• Do this: Go through the data and copy every line exactly, but not the images.

________________________

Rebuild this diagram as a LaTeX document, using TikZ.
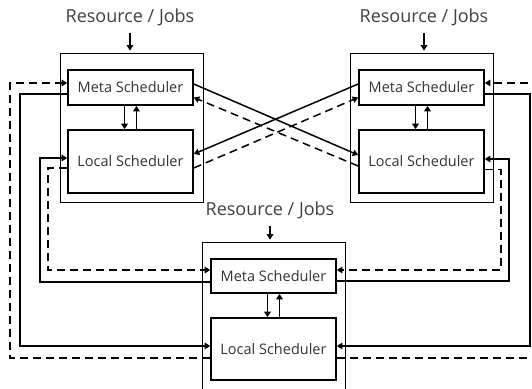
\documentclass[tikz,border=0pt]{standalone}
\usepackage{fontspec}
\setmainfont{Open Sans}
\usetikzlibrary{arrows.meta}
\tikzset{
  flow/.style={line width=1.5pt, -{Triangle[length=5.5pt,width=6.5pt]}},
  dashflow/.style={flow, dash pattern=on 8pt off 5pt},
  schedbox/.style={draw, line width=1.6pt, minimum width=125pt, text=black!80, font=\fontsize{14.5}{16}\selectfont},
  hostbox/.style={draw, line width=0.7pt, minimum width=143pt, minimum height=149pt},
  reslabel/.style={text=black!75, font=\fontsize{18}{20}\selectfont, inner sep=1pt},
}
\begin{document}
\begin{tikzpicture}[x=1pt, y=-1pt]
\useasboundingbox (0,0) rectangle (532,388);
\clip (0,0) rectangle (532,388);

% hosts
\node[hostbox] (tlbox) at (131.5,127.5) {};
\node[hostbox] (trbox) at (421.5,127.5) {};
\node[hostbox, minimum height=156pt] (botbox) at (274,320) {};

\node[reslabel] (tlres) at (130,17) {Resource / Jobs};
\node[reslabel] (trres) at (424,17) {Resource / Jobs};
\node[reslabel] (botres) at (270,210) {Resource / Jobs};

\node[schedbox, minimum height=35pt] (tlmeta) at (130.5,87.5) {Meta Scheduler};
\node[schedbox, minimum height=63pt] (tllocal) at (130.5,161.5) {Local Scheduler};
\node[schedbox, minimum height=35pt] (trmeta) at (421.5,87.5) {Meta Scheduler};
\node[schedbox, minimum height=63pt] (trlocal) at (421.5,161.5) {Local Scheduler};
\node[schedbox, minimum height=34pt] (botmeta) at (273.5,276) {Meta Scheduler};
\node[schedbox, minimum height=62pt] (botlocal) at (273.5,349) {Local Scheduler};

% input arrows
\draw[flow, shorten <=6pt, shorten >=2pt] (tlres) -- (tlres |- tlbox.north);
\draw[flow, shorten <=6pt, shorten >=2pt] (trres) -- (trres |- trbox.north);
\draw[flow, shorten <=6pt, shorten >=2pt] (botres) -- (botres |- botbox.north);

% meta <-> local
\draw[flow] ([xshift=-6pt]tlmeta.south) -- ([xshift=-6pt]tllocal.north);
\draw[flow] ([xshift=6pt]tllocal.north) -- ([xshift=6pt]tlmeta.south);
\draw[flow] ([xshift=-6pt]trmeta.south) -- ([xshift=-6pt]trlocal.north);
\draw[flow] ([xshift=6pt]trlocal.north) -- ([xshift=6pt]trmeta.south);
\draw[flow] ([xshift=-6pt]botmeta.south) -- ([xshift=-6pt]botlocal.north);
\draw[flow] ([xshift=6pt]botlocal.north) -- ([xshift=6pt]botmeta.south);

% top crossing
\draw[flow] ([yshift=3.5pt]tlmeta.east) -- ([yshift=6.5pt]trlocal.west);
\draw[dashflow] ([yshift=-4.5pt]trlocal.west) -- ([yshift=-10pt]tlmeta.east);
\draw[flow] ([yshift=3.5pt]trmeta.west) -- ([yshift=7.5pt]tllocal.west -| tllocal.east);
\draw[dashflow] ([yshift=-6.5pt]tllocal.east) -- ([yshift=-10pt]trmeta.west);

% left loops
\draw[dashflow] ([yshift=-9pt]botlocal.west) -| ([xshift=-57pt,yshift=4.5pt]tlmeta.west) -- ([yshift=4.5pt]tlmeta.west);
\draw[flow] ([yshift=-6.5pt]tlmeta.west) -| ([xshift=-190pt,yshift=3pt]botlocal.west) -- ([yshift=3pt]botlocal.west);
\draw[flow] ([yshift=-6pt]botmeta.west) -| ([xshift=-27pt,yshift=3.5pt]tllocal.west) -- ([yshift=3.5pt]tllocal.west);
\draw[dashflow] ([yshift=-6.5pt]tllocal.west) -| ([xshift=-162pt,yshift=6pt]botmeta.west) -- ([yshift=6pt]botmeta.west);

% right loops
\draw[dashflow] ([yshift=-9pt]botlocal.east) -| ([xshift=57pt,yshift=4.5pt]trmeta.east) -- ([yshift=4.5pt]trmeta.east);
\draw[flow] ([yshift=-6.5pt]trmeta.east) -| ([xshift=193pt,yshift=3pt]botlocal.east) -- ([yshift=3pt]botlocal.east);
\draw[flow] ([yshift=-5pt]botmeta.east) -| ([xshift=24pt,yshift=2.5pt]trlocal.east) -- ([yshift=2.5pt]trlocal.east);
\draw[dashflow] ([yshift=-8pt]trlocal.east) -| ([xshift=164pt,yshift=6pt]botmeta.east) -- ([yshift=6pt]botmeta.east);
\end{tikzpicture}
\end{document}
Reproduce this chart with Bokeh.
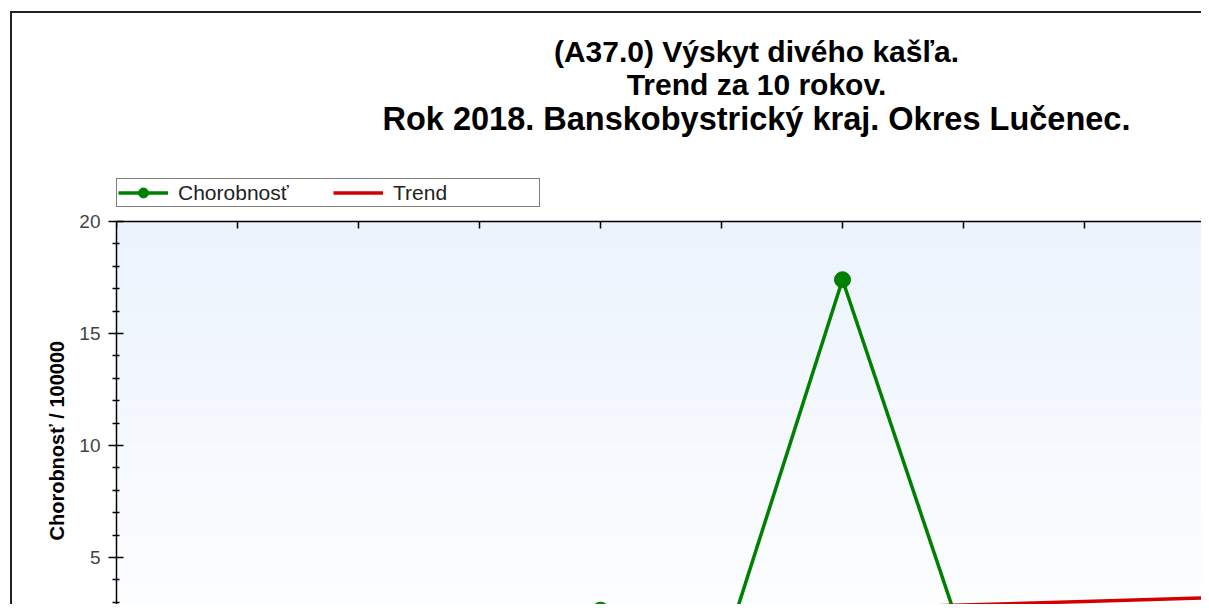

________________________

• Response to the task:
Rebuild this diagram as a LaTeX document, using TikZ.
\documentclass[tikz,border=0pt]{standalone}
\usepackage{fontspec}
\setmainfont{Open Sans}
\usetikzlibrary{arrows.meta}
\tikzset{
  flow/.style={line width=1.5pt, -{Triangle[length=5.5pt,width=6.5pt]}},
  dashflow/.style={flow, dash pattern=on 8pt off 5pt},
  schedbox/.style={draw, line width=1.6pt, minimum width=125pt, text=black!80, font=\fontsize{14.5}{16}\selectfont},
  hostbox/.style={draw, line width=0.7pt, minimum width=143pt, minimum height=149pt},
  reslabel/.style={text=black!75, font=\fontsize{18}{20}\selectfont, inner sep=1pt},
}
\begin{document}
\begin{tikzpicture}[x=1pt, y=-1pt]
\useasboundingbox (0,0) rectangle (532,388);
\clip (0,0) rectangle (532,388);

% hosts
\node[hostbox] (tlbox) at (131.5,127.5) {};
\node[hostbox] (trbox) at (421.5,127.5) {};
\node[hostbox, minimum height=156pt] (botbox) at (274,320) {};

\node[reslabel] (tlres) at (130,17) {Resource / Jobs};
\node[reslabel] (trres) at (424,17) {Resource / Jobs};
\node[reslabel] (botres) at (270,210) {Resource / Jobs};

\node[schedbox, minimum height=35pt] (tlmeta) at (130.5,87.5) {Meta Scheduler};
\node[schedbox, minimum height=63pt] (tllocal) at (130.5,161.5) {Local Scheduler};
\node[schedbox, minimum height=35pt] (trmeta) at (421.5,87.5) {Meta Scheduler};
\node[schedbox, minimum height=63pt] (trlocal) at (421.5,161.5) {Local Scheduler};
\node[schedbox, minimum height=34pt] (botmeta) at (273.5,276) {Meta Scheduler};
\node[schedbox, minimum height=62pt] (botlocal) at (273.5,349) {Local Scheduler};

% input arrows
\draw[flow, shorten <=6pt, shorten >=2pt] (tlres) -- (tlres |- tlbox.north);
\draw[flow, shorten <=6pt, shorten >=2pt] (trres) -- (trres |- trbox.north);
\draw[flow, shorten <=6pt, shorten >=2pt] (botres) -- (botres |- botbox.north);

% meta <-> local
\draw[flow] ([xshift=-6pt]tlmeta.south) -- ([xshift=-6pt]tllocal.north);
\draw[flow] ([xshift=6pt]tllocal.north) -- ([xshift=6pt]tlmeta.south);
\draw[flow] ([xshift=-6pt]trmeta.south) -- ([xshift=-6pt]trlocal.north);
\draw[flow] ([xshift=6pt]trlocal.north) -- ([xshift=6pt]trmeta.south);
\draw[flow] ([xshift=-6pt]botmeta.south) -- ([xshift=-6pt]botlocal.north);
\draw[flow] ([xshift=6pt]botlocal.north) -- ([xshift=6pt]botmeta.south);

% top crossing
\draw[flow] ([yshift=3.5pt]tlmeta.east) -- ([yshift=6.5pt]trlocal.west);
\draw[dashflow] ([yshift=-4.5pt]trlocal.west) -- ([yshift=-10pt]tlmeta.east);
\draw[flow] ([yshift=3.5pt]trmeta.west) -- ([yshift=7.5pt]tllocal.west -| tllocal.east);
\draw[dashflow] ([yshift=-6.5pt]tllocal.east) -- ([yshift=-10pt]trmeta.west);

% left loops
\draw[dashflow] ([yshift=-9pt]botlocal.west) -| ([xshift=-57pt,yshift=4.5pt]tlmeta.west) -- ([yshift=4.5pt]tlmeta.west);
\draw[flow] ([yshift=-6.5pt]tlmeta.west) -| ([xshift=-190pt,yshift=3pt]botlocal.west) -- ([yshift=3pt]botlocal.west);
\draw[flow] ([yshift=-6pt]botmeta.west) -| ([xshift=-27pt,yshift=3.5pt]tllocal.west) -- ([yshift=3.5pt]tllocal.west);
\draw[dashflow] ([yshift=-6.5pt]tllocal.west) -| ([xshift=-162pt,yshift=6pt]botmeta.west) -- ([yshift=6pt]botmeta.west);

% right loops
\draw[dashflow] ([yshift=-9pt]botlocal.east) -| ([xshift=57pt,yshift=4.5pt]trmeta.east) -- ([yshift=4.5pt]trmeta.east);
\draw[flow] ([yshift=-6.5pt]trmeta.east) -| ([xshift=193pt,yshift=3pt]botlocal.east) -- ([yshift=3pt]botlocal.east);
\draw[flow] ([yshift=-5pt]botmeta.east) -| ([xshift=24pt,yshift=2.5pt]trlocal.east) -- ([yshift=2.5pt]trlocal.east);
\draw[dashflow] ([yshift=-8pt]trlocal.east) -| ([xshift=164pt,yshift=6pt]botmeta.east) -- ([yshift=6pt]botmeta.east);
\end{tikzpicture}
\end{document}
Reproduce this chart with Bokeh.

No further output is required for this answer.